Monday, October 29, 2007
Losing Yourself in Christ
Acts 20:24 But none of these things move me, neither count I my life dear unto myself, so that I might finish my course with joy, and the ministry, which I have received of the Lord Jesus, to testify the gospel of the grace of God.
This evening when I got off of work I saw the moon. It was dark red and it made me think of a day in August of 2006. After our son was born in July of 2006, my wife and I decided it was best for her to stay home with our son and I would work to maintain our lifestyle. That meant me working about 65 plus hours a week and thus giving me more time to read and study the scriptures since my part-time jobs were mainly security aside from my full-time job which is insurance.
While working a night shift at one of the jobs there was a night when I was really wrestling with all the truth God had been providing me with and I went outside and glanced at the full moon as white as it could be. I immediately broke out in tears and cried uncontrollably for a extensive amount of time. I felt so alone in the fact that no one understood the zeal I had for the Lord. I, by God's sovereign grace had come across John Macarthur and J Vernon's Mcghee's expository preaching over the radio and I had found what I was looking for all my life; A purpose that surpassed anything this world could offer. It was what I was missing at my former Word Of Faith Church; Accurate and Proper Exegesis of the Scriptures!!!
Galatians 4:3 Even so we, when we were children, were in bondage under the elements of the world: But when the fulness of the time was come, God sent forth his Son, made of a woman, made under the law, To redeem them that were under the law, that we might receive the adoption of sons.
While I in my wretched state I was totally depraved and separated from God, He unconditionally chose me before the foundation of the world. In this I get absolutely no glory and to him I owe my all. He becomes my motivation for everything.

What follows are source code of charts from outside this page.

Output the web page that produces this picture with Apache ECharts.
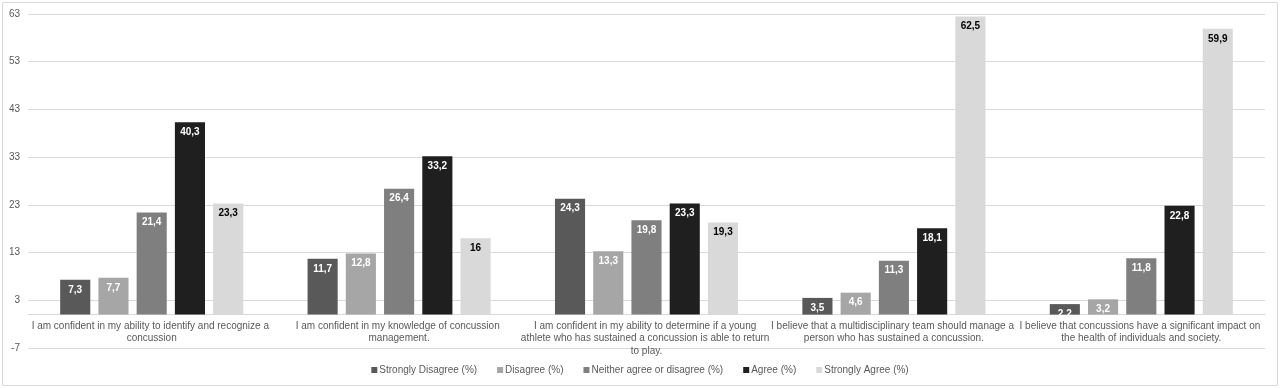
<!DOCTYPE html>
<html>
<head>
<meta charset="utf-8">
<script src="https://cdn.jsdelivr.net/npm/echarts@6/dist/echarts.min.js"></script>
<style>
  html, body { margin: 0; padding: 0; background: #fff; }
  #chart { width: 1280px; height: 388px; }
</style>
</head>
<body>
<div id="chart"></div>
<script>
// statements on the category axis
const statements = [
    'I am confident in my ability to identify and recognize a concussion',
    'I am confident in my knowledge of concussion management.',
    'I am confident in my ability to determine if a young athlete who has sustained a concussion is able to return to play.',
    'I believe that a multidisciplinary team should manage a person who has sustained a concussion.',
    'I believe that concussions have a significant impact on the health of individuals and society.'
];

// percentages per answer
const stronglyDisagree = [7.3, 11.7, 24.3, 3.5, 2.2];
const disagree = [7.7, 12.8, 13.3, 4.6, 3.2];
const neither = [21.4, 26.4, 19.8, 11.3, 11.8];
const agree = [40.3, 33.2, 23.3, 18.1, 22.8];
const stronglyAgree = [23.3, 16, 19.3, 62.5, 59.9];

const seriesNames = ['Strongly Disagree (%)', 'Disagree (%)', 'Neither agree or disagree (%)', 'Agree (%)', 'Strongly Agree (%)'];
const seriesData = [stronglyDisagree, disagree, neither, agree, stronglyAgree];
const colors = ['#595959', '#a6a6a6', '#7f7f7f', '#1f1f1f', '#d9d9d9'];
const labelColors = ['#fff', '#fff', '#fff', '#fff', '#000'];

const font = "'Liberation Sans', Arial, sans-serif";

const yMin = -7, yMax = 63;
const gridTop = 14, gridBottom = 40;
const plotHeight = 388 - gridTop - gridBottom;
// x axis sits on value 0, labels follow it
const zeroOffset = -plotHeight * (0 - yMin) / (yMax - yMin);

const chart = echarts.init(document.getElementById('chart'));
chart.setOption({
    animation: false,
    textStyle: { fontFamily: font },
    color: colors,
    graphic: [{
        type: 'rect',
        shape: { x: 2.5, y: 2.5, width: 1275, height: 383 },
        style: { fill: 'none', stroke: '#d9d9d9', lineWidth: 1 },
        silent: true
    }],
    legend: {
        top: 360,
        left: 'center',
        itemWidth: 6,
        itemHeight: 6,
        itemGap: 20,
        icon: 'rect',
        textStyle: { color: '#595959', fontSize: 10, fontFamily: font, padding: [0, 0, 0, -3] },
        data: seriesNames
    },
    grid: { left: 28, right: 15, top: gridTop, bottom: gridBottom, containLabel: false },
    xAxis: {
        type: 'category',
        data: statements,
        offset: zeroOffset,
        axisLine: { onZero: false, lineStyle: { color: '#d9d9d9', width: 1 } },
        axisTick: { show: false },
        axisLabel: {
            color: '#595959',
            fontSize: 10,
            fontFamily: font,
            margin: 5,
            width: 254,
            overflow: 'break',
            lineHeight: 12.5,
            interval: 0
        }
    },
    yAxis: {
        type: 'value',
        min: yMin,
        max: yMax,
        interval: 10,
        axisLine: { show: false },
        axisTick: { show: false },
        splitLine: { lineStyle: { color: '#d9d9d9', width: 1 } },
        axisLabel: { color: '#595959', fontSize: 10, fontFamily: font, margin: 8 }
    },
    series: seriesNames.map((name, i) => ({
        name: name,
        type: 'bar',
        data: seriesData[i],
        barGap: '27%',
        barCategoryGap: '26%',
        itemStyle: { color: colors[i] },
        label: {
            show: true,
            position: 'insideTop',
            distance: 5,
            color: labelColors[i],
            fontSize: 10,
            fontWeight: 'bold',
            fontFamily: font,
            formatter: p => String(p.value).replace('.', ',')
        }
    }))
});
</script>
</body>
</html>
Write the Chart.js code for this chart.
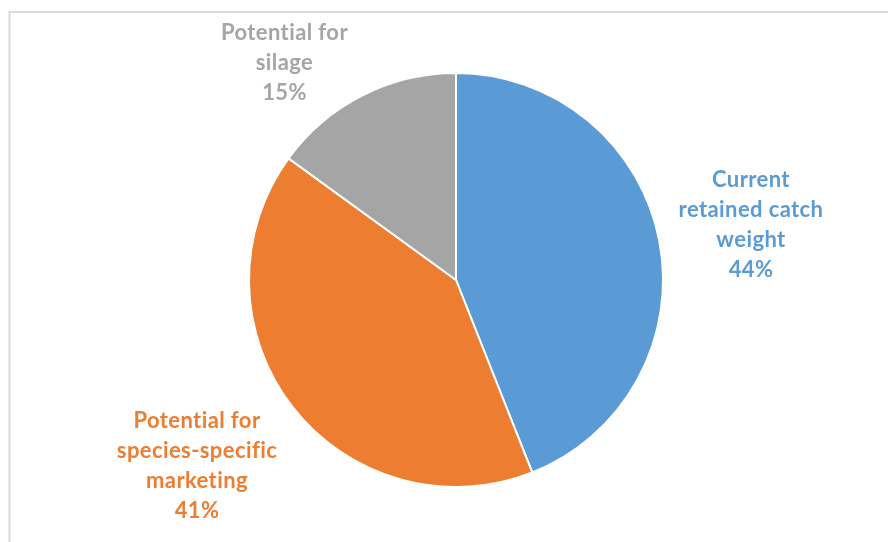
<!DOCTYPE html>
<html>
<head>
<meta charset="utf-8">
<script src="https://cdn.jsdelivr.net/npm/chart.js@4.4.1/dist/chart.umd.min.js"></script>
<style>
  html, body { margin: 0; padding: 0; background: #ffffff; }
  #wrap { width: 888px; height: 542px; position: relative; }
</style>
</head>
<body>
<div id="wrap"><canvas id="chart" width="888" height="542"></canvas></div>
<script>
// Share of catch weight by destination
const categories = [
  ["Current", "retained catch", "weight"],
  ["Potential for", "species-specific", "marketing"],
  ["Potential for", "silage"]
];
const shares = [44, 41, 15];
const sliceColors = ["#5b9bd5", "#ed7d31", "#a5a5a5"];

// Label block placement relative to the pie centre: [centre x offset, first baseline offset]
const labelOffsets = [[295, -93], [-259, 148], [-171.5, -240]];
const LINE_HEIGHT = 30;

const frame = {
  id: "frame",
  beforeDraw(chart) {
    const ctx = chart.ctx;
    ctx.save();
    ctx.fillStyle = "#ffffff";
    ctx.fillRect(0, 0, chart.width, chart.height);
    ctx.strokeStyle = "#d9d9d9";
    ctx.lineWidth = 2;
    ctx.strokeRect(9.5, 12, 1000, 1000);
    ctx.restore();
  }
};

const sliceLabels = {
  id: "sliceLabels",
  afterDatasetsDraw(chart) {
    const ctx = chart.ctx;
    const meta = chart.getDatasetMeta(0);
    const data = chart.data.datasets[0].data;
    ctx.save();
    ctx.font = "bold 22px Lato";
    ctx.letterSpacing = "0.4px"; // also keeps "ti" from forming a ligature
    ctx.textAlign = "center";
    ctx.textBaseline = "alphabetic";
    meta.data.forEach((arc, i) => {
      const lines = categories[i].concat([data[i] + "%"]);
      const [dx, dy] = labelOffsets[i];
      ctx.fillStyle = sliceColors[i];
      lines.forEach((line, k) => {
        ctx.fillText(line, arc.x + dx, arc.y + dy + k * LINE_HEIGHT);
      });
    });
    ctx.restore();
  }
};

new Chart(document.getElementById("chart"), {
  type: "pie",
  data: {
    labels: categories.map(c => c.join(" ")),
    datasets: [{
      data: shares,
      backgroundColor: sliceColors,
      borderColor: "#ffffff",
      borderWidth: 2
    }]
  },
  options: {
    responsive: false,
    animation: false,
    layout: { padding: { top: 72, bottom: 54, left: 248, right: 224 } },
    plugins: {
      legend: { display: false },
      tooltip: { enabled: false }
    }
  },
  plugins: [frame, sliceLabels]
});
</script>
</body>
</html>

I become what Piper call a "Christian Hedonist." I, for no good deed I could ever do was royally elected and selected for His Glory. Through no works I could do to please Him, the blood of goats would not suffice but by his irresistible grace He won me without a fight. He at the time of saving me gave me a wonderful seal of promise in which we call the Comforter, The Holy Spirit. He sent His son to brutally die and suffer His wrath for our sake. This my friend in the Gospel. Now I honestly do not think God wrestles with us concerning salvation. When God speak things just do as He says. In a sense I can see how God woos us with His wonderful grace but I don't think God has to wrestle with us about the gift of salvation.
I have begun to get in the habit of complaining about small things and big things alike. This is sin. I have not lost myself in Christ. At times I try to feel bad for myself regarding some of life's circumstances. God showed me in His Word that this is sin. At my church there are two women who impress me beyond words. They have been enduring hardship for much much longer than me and they still press on with Christ-likeness every day. I on the other have the temerity to shake my fist at God and complain. Now of course I am not shaking my fist towards God and doing this but after looking at the scriptures I might as well be doing this. Is not God totally sovereign? Lets go to Philippians 2.
Phillpians 2:14
Do all things without murmurings and disputings: That ye may be blameless and harmless, the sons of God, without rebuke, in the midst of a crooked and perverse nation, among whom ye shine as lights in the world; Holding forth the word of life; that I may rejoice in the day of Christ, that I have not run in vain, neither laboured in vain.
If God is totally sovereign over everything than we should not fall in same category as the Israelites who complained to Moses about their current state. In reality they were voicing their concerns to Moses but even amongst themselves they complained. Their dissatisfaction was in essence towards the Most High God. We are commanded to do ALL things without murmurings or complaining. How much has complaining become part of our normal day to day conversations? We cringe when we think of adultery and fornication but we think lightly of things like complaining because we have become so accustomed to our environment.
As I view the simple things in life(as we would say) like the moon and nature I now see things through a eternal perspective. I can not go any place where God is not in control, everything is going according to His plan. If I simply focus on Him other things seem not to matter as much. The more I understand this the easier it becomes to obey His commands for my life.